Exercise requirements
Pictures do not belong in the copy, so please give every entry below again exactly.

Data provided
= = = =
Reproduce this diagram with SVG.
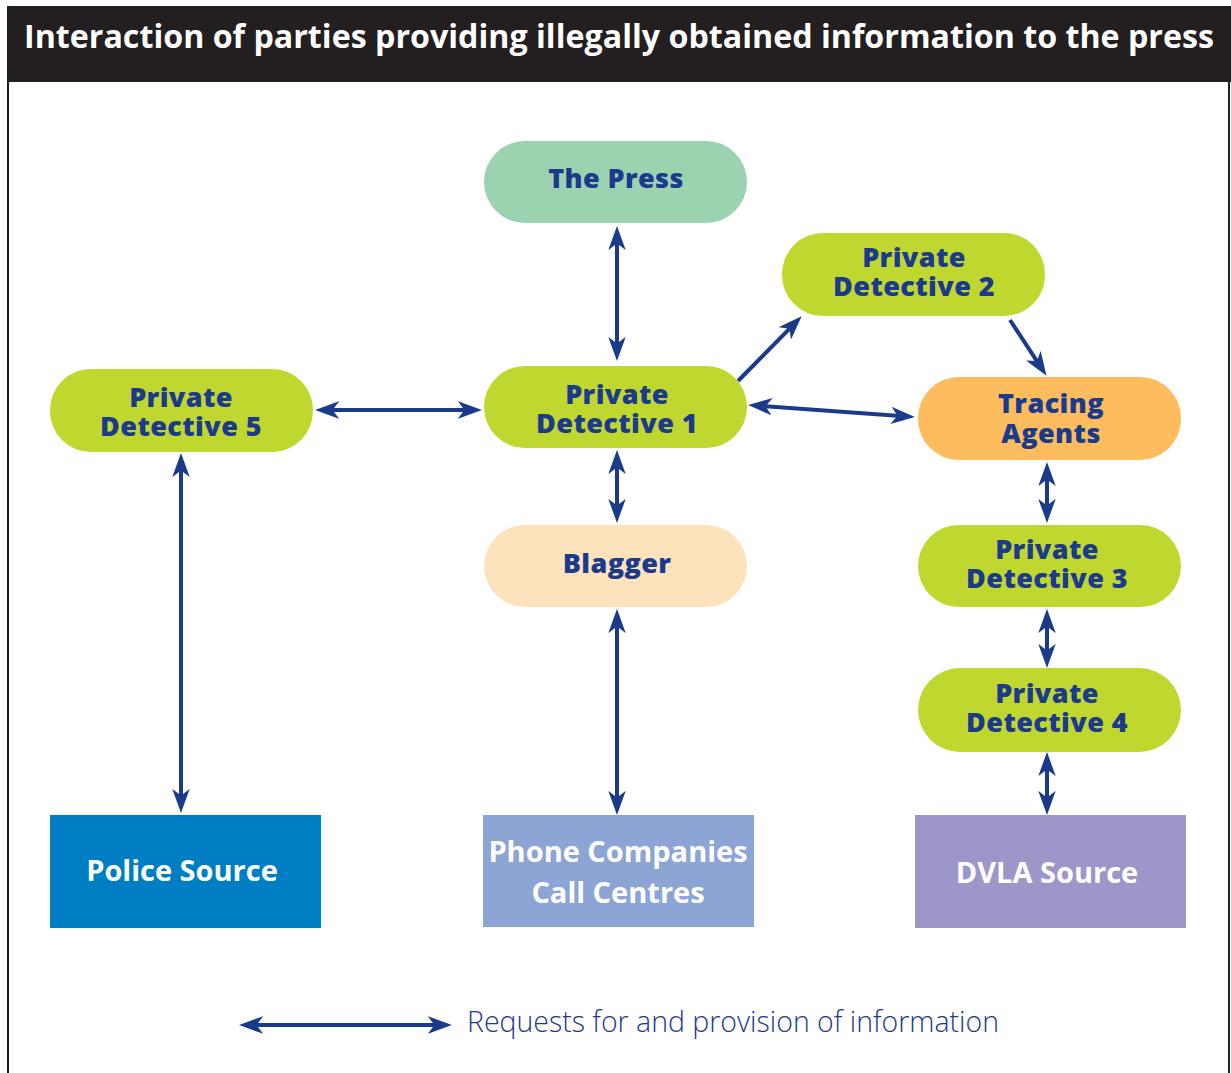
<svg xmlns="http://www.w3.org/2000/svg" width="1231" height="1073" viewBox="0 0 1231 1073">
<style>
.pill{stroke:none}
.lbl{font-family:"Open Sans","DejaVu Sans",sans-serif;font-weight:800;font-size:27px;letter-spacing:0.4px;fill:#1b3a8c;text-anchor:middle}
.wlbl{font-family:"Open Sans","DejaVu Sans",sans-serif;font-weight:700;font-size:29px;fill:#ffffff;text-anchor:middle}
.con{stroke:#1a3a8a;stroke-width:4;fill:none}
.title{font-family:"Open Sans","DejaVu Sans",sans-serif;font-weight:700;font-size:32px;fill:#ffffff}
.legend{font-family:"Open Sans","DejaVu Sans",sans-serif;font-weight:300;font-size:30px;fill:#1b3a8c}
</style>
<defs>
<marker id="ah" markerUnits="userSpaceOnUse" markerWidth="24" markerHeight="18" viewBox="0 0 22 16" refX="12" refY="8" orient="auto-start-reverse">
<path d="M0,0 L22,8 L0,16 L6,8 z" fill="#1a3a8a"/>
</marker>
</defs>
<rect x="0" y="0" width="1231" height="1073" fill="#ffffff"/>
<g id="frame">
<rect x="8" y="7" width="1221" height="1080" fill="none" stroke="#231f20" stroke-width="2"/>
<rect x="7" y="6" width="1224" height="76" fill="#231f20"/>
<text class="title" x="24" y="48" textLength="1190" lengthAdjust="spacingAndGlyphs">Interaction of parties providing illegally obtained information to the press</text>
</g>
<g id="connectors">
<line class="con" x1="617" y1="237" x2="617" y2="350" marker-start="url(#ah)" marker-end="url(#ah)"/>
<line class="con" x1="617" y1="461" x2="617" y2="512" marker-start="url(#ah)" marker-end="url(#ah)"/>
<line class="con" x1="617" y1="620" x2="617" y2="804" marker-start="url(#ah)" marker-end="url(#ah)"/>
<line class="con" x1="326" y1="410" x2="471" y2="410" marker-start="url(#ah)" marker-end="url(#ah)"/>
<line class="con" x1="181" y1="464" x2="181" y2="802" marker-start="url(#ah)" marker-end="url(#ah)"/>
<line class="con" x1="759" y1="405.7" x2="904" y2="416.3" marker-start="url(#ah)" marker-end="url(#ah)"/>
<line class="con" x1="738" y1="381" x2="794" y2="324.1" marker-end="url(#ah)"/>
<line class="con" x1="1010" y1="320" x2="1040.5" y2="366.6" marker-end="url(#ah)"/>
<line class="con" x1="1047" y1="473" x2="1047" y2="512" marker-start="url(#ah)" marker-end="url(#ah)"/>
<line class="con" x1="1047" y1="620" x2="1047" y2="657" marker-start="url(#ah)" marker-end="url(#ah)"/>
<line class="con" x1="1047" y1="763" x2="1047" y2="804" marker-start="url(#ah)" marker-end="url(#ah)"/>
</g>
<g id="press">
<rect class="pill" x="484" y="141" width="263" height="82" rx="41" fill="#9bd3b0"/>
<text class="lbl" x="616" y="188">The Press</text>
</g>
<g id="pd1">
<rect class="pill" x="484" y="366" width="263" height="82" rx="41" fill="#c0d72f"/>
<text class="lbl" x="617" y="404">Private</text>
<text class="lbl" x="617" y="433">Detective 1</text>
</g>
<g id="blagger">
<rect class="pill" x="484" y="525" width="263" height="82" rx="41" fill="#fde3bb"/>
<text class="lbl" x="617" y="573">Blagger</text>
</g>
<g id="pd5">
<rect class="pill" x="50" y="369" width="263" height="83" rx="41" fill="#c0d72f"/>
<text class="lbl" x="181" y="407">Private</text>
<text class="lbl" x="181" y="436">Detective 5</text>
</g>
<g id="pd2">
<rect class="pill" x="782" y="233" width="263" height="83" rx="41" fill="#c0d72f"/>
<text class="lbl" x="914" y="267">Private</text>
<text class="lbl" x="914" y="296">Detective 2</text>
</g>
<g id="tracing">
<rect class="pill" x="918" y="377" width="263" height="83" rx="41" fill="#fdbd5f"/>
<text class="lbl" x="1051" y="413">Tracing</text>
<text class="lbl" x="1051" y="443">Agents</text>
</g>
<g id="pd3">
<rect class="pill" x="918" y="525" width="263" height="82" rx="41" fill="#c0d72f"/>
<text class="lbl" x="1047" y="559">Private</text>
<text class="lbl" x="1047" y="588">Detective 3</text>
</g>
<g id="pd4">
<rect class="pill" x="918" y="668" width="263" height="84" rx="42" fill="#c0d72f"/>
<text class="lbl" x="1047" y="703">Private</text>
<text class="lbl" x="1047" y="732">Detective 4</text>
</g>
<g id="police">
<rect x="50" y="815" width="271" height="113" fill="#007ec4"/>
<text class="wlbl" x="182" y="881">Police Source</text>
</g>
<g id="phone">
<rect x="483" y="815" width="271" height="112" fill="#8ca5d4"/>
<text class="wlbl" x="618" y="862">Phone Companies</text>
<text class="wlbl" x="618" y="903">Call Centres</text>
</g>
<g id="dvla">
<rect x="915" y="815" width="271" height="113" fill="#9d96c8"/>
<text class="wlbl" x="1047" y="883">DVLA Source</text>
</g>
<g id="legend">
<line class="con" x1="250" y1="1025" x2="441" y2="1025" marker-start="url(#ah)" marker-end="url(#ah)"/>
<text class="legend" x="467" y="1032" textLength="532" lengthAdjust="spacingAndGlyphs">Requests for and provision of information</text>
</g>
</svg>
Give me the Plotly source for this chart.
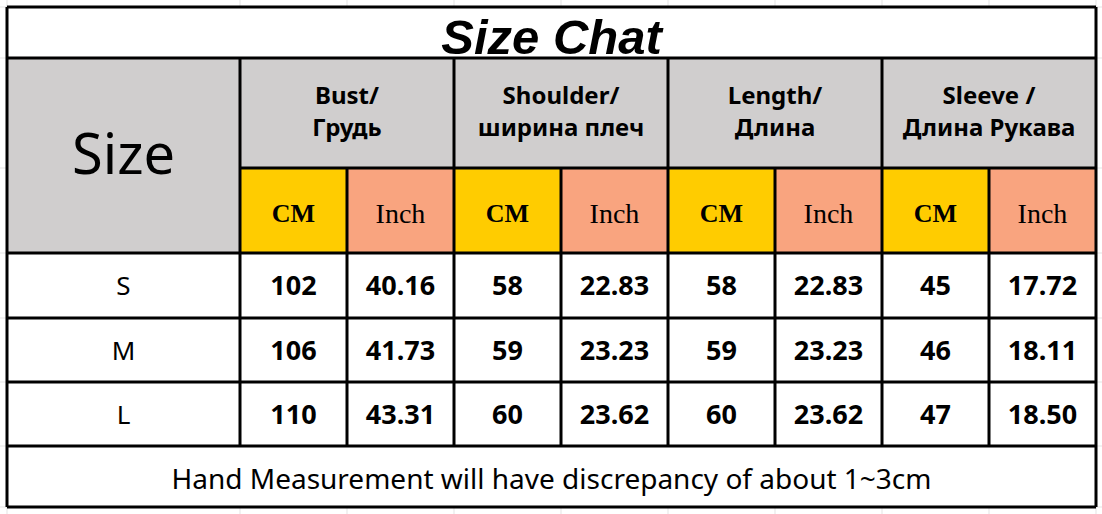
= = = =
Written response
Reproduce this diagram with SVG.
<svg xmlns="http://www.w3.org/2000/svg" width="1231" height="1073" viewBox="0 0 1231 1073">
<style>
.pill{stroke:none}
.lbl{font-family:"Open Sans","DejaVu Sans",sans-serif;font-weight:800;font-size:27px;letter-spacing:0.4px;fill:#1b3a8c;text-anchor:middle}
.wlbl{font-family:"Open Sans","DejaVu Sans",sans-serif;font-weight:700;font-size:29px;fill:#ffffff;text-anchor:middle}
.con{stroke:#1a3a8a;stroke-width:4;fill:none}
.title{font-family:"Open Sans","DejaVu Sans",sans-serif;font-weight:700;font-size:32px;fill:#ffffff}
.legend{font-family:"Open Sans","DejaVu Sans",sans-serif;font-weight:300;font-size:30px;fill:#1b3a8c}
</style>
<defs>
<marker id="ah" markerUnits="userSpaceOnUse" markerWidth="24" markerHeight="18" viewBox="0 0 22 16" refX="12" refY="8" orient="auto-start-reverse">
<path d="M0,0 L22,8 L0,16 L6,8 z" fill="#1a3a8a"/>
</marker>
</defs>
<rect x="0" y="0" width="1231" height="1073" fill="#ffffff"/>
<g id="frame">
<rect x="8" y="7" width="1221" height="1080" fill="none" stroke="#231f20" stroke-width="2"/>
<rect x="7" y="6" width="1224" height="76" fill="#231f20"/>
<text class="title" x="24" y="48" textLength="1190" lengthAdjust="spacingAndGlyphs">Interaction of parties providing illegally obtained information to the press</text>
</g>
<g id="connectors">
<line class="con" x1="617" y1="237" x2="617" y2="350" marker-start="url(#ah)" marker-end="url(#ah)"/>
<line class="con" x1="617" y1="461" x2="617" y2="512" marker-start="url(#ah)" marker-end="url(#ah)"/>
<line class="con" x1="617" y1="620" x2="617" y2="804" marker-start="url(#ah)" marker-end="url(#ah)"/>
<line class="con" x1="326" y1="410" x2="471" y2="410" marker-start="url(#ah)" marker-end="url(#ah)"/>
<line class="con" x1="181" y1="464" x2="181" y2="802" marker-start="url(#ah)" marker-end="url(#ah)"/>
<line class="con" x1="759" y1="405.7" x2="904" y2="416.3" marker-start="url(#ah)" marker-end="url(#ah)"/>
<line class="con" x1="738" y1="381" x2="794" y2="324.1" marker-end="url(#ah)"/>
<line class="con" x1="1010" y1="320" x2="1040.5" y2="366.6" marker-end="url(#ah)"/>
<line class="con" x1="1047" y1="473" x2="1047" y2="512" marker-start="url(#ah)" marker-end="url(#ah)"/>
<line class="con" x1="1047" y1="620" x2="1047" y2="657" marker-start="url(#ah)" marker-end="url(#ah)"/>
<line class="con" x1="1047" y1="763" x2="1047" y2="804" marker-start="url(#ah)" marker-end="url(#ah)"/>
</g>
<g id="press">
<rect class="pill" x="484" y="141" width="263" height="82" rx="41" fill="#9bd3b0"/>
<text class="lbl" x="616" y="188">The Press</text>
</g>
<g id="pd1">
<rect class="pill" x="484" y="366" width="263" height="82" rx="41" fill="#c0d72f"/>
<text class="lbl" x="617" y="404">Private</text>
<text class="lbl" x="617" y="433">Detective 1</text>
</g>
<g id="blagger">
<rect class="pill" x="484" y="525" width="263" height="82" rx="41" fill="#fde3bb"/>
<text class="lbl" x="617" y="573">Blagger</text>
</g>
<g id="pd5">
<rect class="pill" x="50" y="369" width="263" height="83" rx="41" fill="#c0d72f"/>
<text class="lbl" x="181" y="407">Private</text>
<text class="lbl" x="181" y="436">Detective 5</text>
</g>
<g id="pd2">
<rect class="pill" x="782" y="233" width="263" height="83" rx="41" fill="#c0d72f"/>
<text class="lbl" x="914" y="267">Private</text>
<text class="lbl" x="914" y="296">Detective 2</text>
</g>
<g id="tracing">
<rect class="pill" x="918" y="377" width="263" height="83" rx="41" fill="#fdbd5f"/>
<text class="lbl" x="1051" y="413">Tracing</text>
<text class="lbl" x="1051" y="443">Agents</text>
</g>
<g id="pd3">
<rect class="pill" x="918" y="525" width="263" height="82" rx="41" fill="#c0d72f"/>
<text class="lbl" x="1047" y="559">Private</text>
<text class="lbl" x="1047" y="588">Detective 3</text>
</g>
<g id="pd4">
<rect class="pill" x="918" y="668" width="263" height="84" rx="42" fill="#c0d72f"/>
<text class="lbl" x="1047" y="703">Private</text>
<text class="lbl" x="1047" y="732">Detective 4</text>
</g>
<g id="police">
<rect x="50" y="815" width="271" height="113" fill="#007ec4"/>
<text class="wlbl" x="182" y="881">Police Source</text>
</g>
<g id="phone">
<rect x="483" y="815" width="271" height="112" fill="#8ca5d4"/>
<text class="wlbl" x="618" y="862">Phone Companies</text>
<text class="wlbl" x="618" y="903">Call Centres</text>
</g>
<g id="dvla">
<rect x="915" y="815" width="271" height="113" fill="#9d96c8"/>
<text class="wlbl" x="1047" y="883">DVLA Source</text>
</g>
<g id="legend">
<line class="con" x1="250" y1="1025" x2="441" y2="1025" marker-start="url(#ah)" marker-end="url(#ah)"/>
<text class="legend" x="467" y="1032" textLength="532" lengthAdjust="spacingAndGlyphs">Requests for and provision of information</text>
</g>
</svg>
Give me the Plotly source for this chart.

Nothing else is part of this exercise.